Data supplied:
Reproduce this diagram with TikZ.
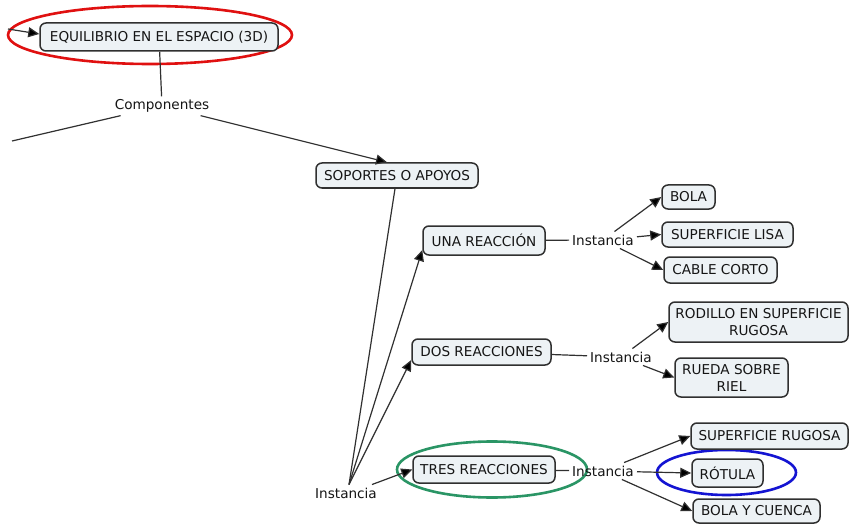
\documentclass[tikz,border=0pt]{standalone}
\usepackage{fontspec}
\setmainfont{DejaVu Sans}
\usetikzlibrary{arrows.meta}
\definecolor{boxfill}{HTML}{EDF2F5}
\definecolor{boxline}{HTML}{303030}
\definecolor{ink}{HTML}{151515}
\definecolor{ringred}{HTML}{E01010}
\definecolor{ringgreen}{HTML}{2A9565}
\definecolor{ringblue}{HTML}{1414D2}
\tikzset{
  concept/.style={draw=boxline, line width=1.5pt, fill=boxfill, rounded corners=6pt,
    text=ink, align=center, inner xsep=3pt, inner ysep=2pt,
    font=\fontsize{13.6}{17}\selectfont},
  linkword/.style={text=ink, inner sep=3pt, font=\fontsize{13.6}{17}\selectfont},
  link/.style={draw=boxline, line width=1.2pt},
  linkarrow/.style={link, -{Triangle[length=11pt,width=10pt,fill=black]}},
  ring/.style={line width=2.6pt}
}
\begin{document}
\begin{tikzpicture}[x=1pt,y=-1pt]
\useasboundingbox (0,0) rectangle (849,524);
\fill[white] (0,0) rectangle (849,524);

% highlight rings
\draw[ring, ringred] (150,35) ellipse [x radius=142, y radius=29];
\draw[ring, ringgreen] (492,469.5) ellipse [x radius=95, y radius=28];
\draw[ring, ringblue] (726.5,472.5) ellipse [x radius=69.5, y radius=22.5];

% concepts
\node[concept, minimum width=238pt, minimum height=28pt] (eq) at (159,37) {EQUILIBRIO EN EL ESPACIO (3D)};
\node[concept, minimum width=162pt, minimum height=25pt] (sop) at (397,175.5) {SOPORTES O APOYOS};
\node[concept, minimum width=122pt, minimum height=29pt] (una) at (484,240.5) {UNA REACCIÓN};
\node[concept, minimum width=139pt, minimum height=26pt] (dos) at (481.5,352) {DOS REACCIONES};
\node[concept, minimum width=142pt, minimum height=27pt] (tres) at (484,469.5) {TRES REACCIONES};
\node[concept, minimum width=53pt, minimum height=24pt] (bola) at (688.5,197) {BOLA};
\node[concept, minimum width=131pt, minimum height=25pt] (slisa) at (727.5,234.5) {SUPERFICIE LISA};
\node[concept, minimum width=113pt, minimum height=26pt] (cable) at (720.5,270) {CABLE CORTO};
\node[concept, minimum width=179pt, minimum height=40pt] (rodillo) at (758.5,322) {RODILLO EN SUPERFICIE\\RUGOSA};
\node[concept, minimum width=113pt, minimum height=39pt] (rueda) at (731.5,377.5) {RUEDA SOBRE\\RIEL};
\node[concept, minimum width=157pt, minimum height=26pt] (srug) at (769.5,436) {SUPERFICIE RUGOSA};
\node[concept, minimum width=71pt, minimum height=28pt] (rotula) at (727.5,473) {RÓTULA};
\node[concept, minimum width=127pt, minimum height=24pt] (bcuenca) at (756.5,511) {BOLA Y CUENCA};

% linking words
\node[linkword] (comp) at (162,106) {Componentes};
\node[linkword] (inst0) at (346,493) {Instancia};
\node[linkword] (inst1) at (603,240) {Instancia};
\node[linkword] (inst2) at (621,357) {Instancia};
\node[linkword] (inst3) at (603,471) {Instancia};

% loose ends
\coordinate (entry) at (8,29);
\coordinate (leftend) at (12,141);

% connectors
\draw[linkarrow] (entry) -- ([yshift=3pt]eq.west);
\draw[link] (eq) -- (comp);
\draw[link] (comp) -- (leftend);
\draw[linkarrow] (comp) -- ([xshift=-10pt]sop.north);
\draw[link] ([xshift=-2pt]sop.south) -- ([xshift=3pt]inst0.north);
\draw[linkarrow] ([xshift=3pt]inst0.north) -- ([yshift=-9.5pt]una.west);
\draw[linkarrow] ([xshift=3pt]inst0.north) -- ([yshift=-8pt]dos.west);
\draw[linkarrow] ([xshift=-8pt]inst0.north east) -- (tres.west);

\draw[link] (una) -- (inst1);
\draw[linkarrow] (inst1) -- (bola.west);
\draw[linkarrow] (inst1) -- (slisa.west);
\draw[linkarrow] (inst1) -- (cable.west);

\draw[link] (dos) -- (inst2);
\draw[linkarrow] (inst2) -- (rodillo.west);
\draw[linkarrow] (inst2) -- (rueda.west);

\draw[link] (tres) -- (inst3);
\draw[linkarrow] (inst3) -- (srug.west);
\draw[linkarrow] (inst3) -- (rotula.west);
\draw[linkarrow] (inst3) -- (bcuenca.west);
\end{tikzpicture}
\end{document}
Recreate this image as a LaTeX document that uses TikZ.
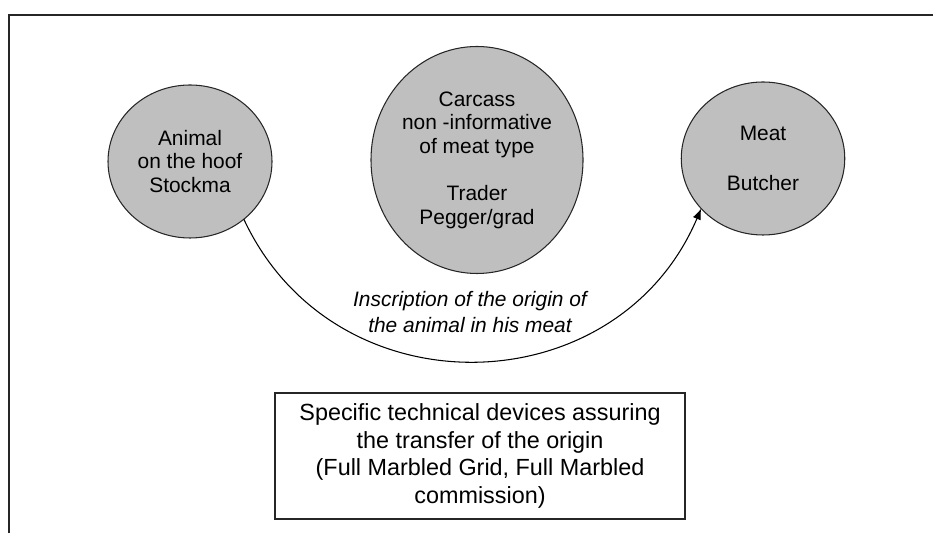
\documentclass[tikz,border=0pt]{standalone}
\usepackage{fontspec}
\setmainfont{Liberation Sans}
\usetikzlibrary{arrows.meta,positioning,shapes.geometric}

\begin{document}
\begin{tikzpicture}[line width=0.6pt,
  ar/.style={-{Latex[length=2.2mm,width=1.7mm]}},
  blob/.style={ellipse,draw=black!85,fill=black!25,inner sep=0pt,outer sep=0pt,
    align=center,font=\fontsize{11.9}{13.4}\selectfont},
  lab/.style={align=center,font=\fontsize{11.9}{14.7}\selectfont\itshape},
  bx/.style={draw=black!85,minimum width=8.2cm,minimum height=2.52cm,align=center,
    font=\fontsize{13.3}{15.7}\selectfont}]
\useasboundingbox (0,0) rectangle (18.66,10.66);
% page frame
\draw[black!85] (18.66,10.36) -- (0.18,10.36) -- (0.18,0);

\node[blob,minimum width=3.28cm,minimum height=3.06cm] (stock) at (3.80,7.43)
  {Animal\\on the hoof\\Stockma};
\node[blob,minimum width=3.56cm,minimum height=4.54cm] (carcass) at (9.54,7.46)
  {Carcass\\non -informative\\of meat type\\[13.6pt]Trader\\Pegger/grad};
\node[blob,minimum width=3.27cm,minimum height=3.06cm] (butcher) at (15.26,7.49)
  {Meat\\[15pt]Butcher};

\node[lab] (insc) at (9.40,4.42) {Inscription of the origin of\\the animal in his meat};
\node[bx] (devices) at (9.60,1.54)
  {Specific technical devices assuring\\the transfer of the origin\\(Full Marbled Grid, Full Marbled\\commission)};

\draw[ar] (stock.-47) to[out=-65,in=-113,looseness=1.2] (butcher.-141);
\end{tikzpicture}
\end{document}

Exercise directions: Replicate the material above verbatim; images stay out of the copy.

Complete answer:
Reproduce this diagram with TikZ.
\documentclass[tikz,border=0pt]{standalone}
\usepackage{fontspec}
\setmainfont{DejaVu Sans}
\usetikzlibrary{arrows.meta}
\definecolor{boxfill}{HTML}{EDF2F5}
\definecolor{boxline}{HTML}{303030}
\definecolor{ink}{HTML}{151515}
\definecolor{ringred}{HTML}{E01010}
\definecolor{ringgreen}{HTML}{2A9565}
\definecolor{ringblue}{HTML}{1414D2}
\tikzset{
  concept/.style={draw=boxline, line width=1.5pt, fill=boxfill, rounded corners=6pt,
    text=ink, align=center, inner xsep=3pt, inner ysep=2pt,
    font=\fontsize{13.6}{17}\selectfont},
  linkword/.style={text=ink, inner sep=3pt, font=\fontsize{13.6}{17}\selectfont},
  link/.style={draw=boxline, line width=1.2pt},
  linkarrow/.style={link, -{Triangle[length=11pt,width=10pt,fill=black]}},
  ring/.style={line width=2.6pt}
}
\begin{document}
\begin{tikzpicture}[x=1pt,y=-1pt]
\useasboundingbox (0,0) rectangle (849,524);
\fill[white] (0,0) rectangle (849,524);

% highlight rings
\draw[ring, ringred] (150,35) ellipse [x radius=142, y radius=29];
\draw[ring, ringgreen] (492,469.5) ellipse [x radius=95, y radius=28];
\draw[ring, ringblue] (726.5,472.5) ellipse [x radius=69.5, y radius=22.5];

% concepts
\node[concept, minimum width=238pt, minimum height=28pt] (eq) at (159,37) {EQUILIBRIO EN EL ESPACIO (3D)};
\node[concept, minimum width=162pt, minimum height=25pt] (sop) at (397,175.5) {SOPORTES O APOYOS};
\node[concept, minimum width=122pt, minimum height=29pt] (una) at (484,240.5) {UNA REACCIÓN};
\node[concept, minimum width=139pt, minimum height=26pt] (dos) at (481.5,352) {DOS REACCIONES};
\node[concept, minimum width=142pt, minimum height=27pt] (tres) at (484,469.5) {TRES REACCIONES};
\node[concept, minimum width=53pt, minimum height=24pt] (bola) at (688.5,197) {BOLA};
\node[concept, minimum width=131pt, minimum height=25pt] (slisa) at (727.5,234.5) {SUPERFICIE LISA};
\node[concept, minimum width=113pt, minimum height=26pt] (cable) at (720.5,270) {CABLE CORTO};
\node[concept, minimum width=179pt, minimum height=40pt] (rodillo) at (758.5,322) {RODILLO EN SUPERFICIE\\RUGOSA};
\node[concept, minimum width=113pt, minimum height=39pt] (rueda) at (731.5,377.5) {RUEDA SOBRE\\RIEL};
\node[concept, minimum width=157pt, minimum height=26pt] (srug) at (769.5,436) {SUPERFICIE RUGOSA};
\node[concept, minimum width=71pt, minimum height=28pt] (rotula) at (727.5,473) {RÓTULA};
\node[concept, minimum width=127pt, minimum height=24pt] (bcuenca) at (756.5,511) {BOLA Y CUENCA};

% linking words
\node[linkword] (comp) at (162,106) {Componentes};
\node[linkword] (inst0) at (346,493) {Instancia};
\node[linkword] (inst1) at (603,240) {Instancia};
\node[linkword] (inst2) at (621,357) {Instancia};
\node[linkword] (inst3) at (603,471) {Instancia};

% loose ends
\coordinate (entry) at (8,29);
\coordinate (leftend) at (12,141);

% connectors
\draw[linkarrow] (entry) -- ([yshift=3pt]eq.west);
\draw[link] (eq) -- (comp);
\draw[link] (comp) -- (leftend);
\draw[linkarrow] (comp) -- ([xshift=-10pt]sop.north);
\draw[link] ([xshift=-2pt]sop.south) -- ([xshift=3pt]inst0.north);
\draw[linkarrow] ([xshift=3pt]inst0.north) -- ([yshift=-9.5pt]una.west);
\draw[linkarrow] ([xshift=3pt]inst0.north) -- ([yshift=-8pt]dos.west);
\draw[linkarrow] ([xshift=-8pt]inst0.north east) -- (tres.west);

\draw[link] (una) -- (inst1);
\draw[linkarrow] (inst1) -- (bola.west);
\draw[linkarrow] (inst1) -- (slisa.west);
\draw[linkarrow] (inst1) -- (cable.west);

\draw[link] (dos) -- (inst2);
\draw[linkarrow] (inst2) -- (rodillo.west);
\draw[linkarrow] (inst2) -- (rueda.west);

\draw[link] (tres) -- (inst3);
\draw[linkarrow] (inst3) -- (srug.west);
\draw[linkarrow] (inst3) -- (rotula.west);
\draw[linkarrow] (inst3) -- (bcuenca.west);
\end{tikzpicture}
\end{document}
Recreate this image as a LaTeX document that uses TikZ.
\documentclass[tikz,border=0pt]{standalone}
\usepackage{fontspec}
\setmainfont{Liberation Sans}
\usetikzlibrary{arrows.meta,positioning,shapes.geometric}

\begin{document}
\begin{tikzpicture}[line width=0.6pt,
  ar/.style={-{Latex[length=2.2mm,width=1.7mm]}},
  blob/.style={ellipse,draw=black!85,fill=black!25,inner sep=0pt,outer sep=0pt,
    align=center,font=\fontsize{11.9}{13.4}\selectfont},
  lab/.style={align=center,font=\fontsize{11.9}{14.7}\selectfont\itshape},
  bx/.style={draw=black!85,minimum width=8.2cm,minimum height=2.52cm,align=center,
    font=\fontsize{13.3}{15.7}\selectfont}]
\useasboundingbox (0,0) rectangle (18.66,10.66);
% page frame
\draw[black!85] (18.66,10.36) -- (0.18,10.36) -- (0.18,0);

\node[blob,minimum width=3.28cm,minimum height=3.06cm] (stock) at (3.80,7.43)
  {Animal\\on the hoof\\Stockma};
\node[blob,minimum width=3.56cm,minimum height=4.54cm] (carcass) at (9.54,7.46)
  {Carcass\\non -informative\\of meat type\\[13.6pt]Trader\\Pegger/grad};
\node[blob,minimum width=3.27cm,minimum height=3.06cm] (butcher) at (15.26,7.49)
  {Meat\\[15pt]Butcher};

\node[lab] (insc) at (9.40,4.42) {Inscription of the origin of\\the animal in his meat};
\node[bx] (devices) at (9.60,1.54)
  {Specific technical devices assuring\\the transfer of the origin\\(Full Marbled Grid, Full Marbled\\commission)};

\draw[ar] (stock.-47) to[out=-65,in=-113,looseness=1.2] (butcher.-141);
\end{tikzpicture}
\end{document}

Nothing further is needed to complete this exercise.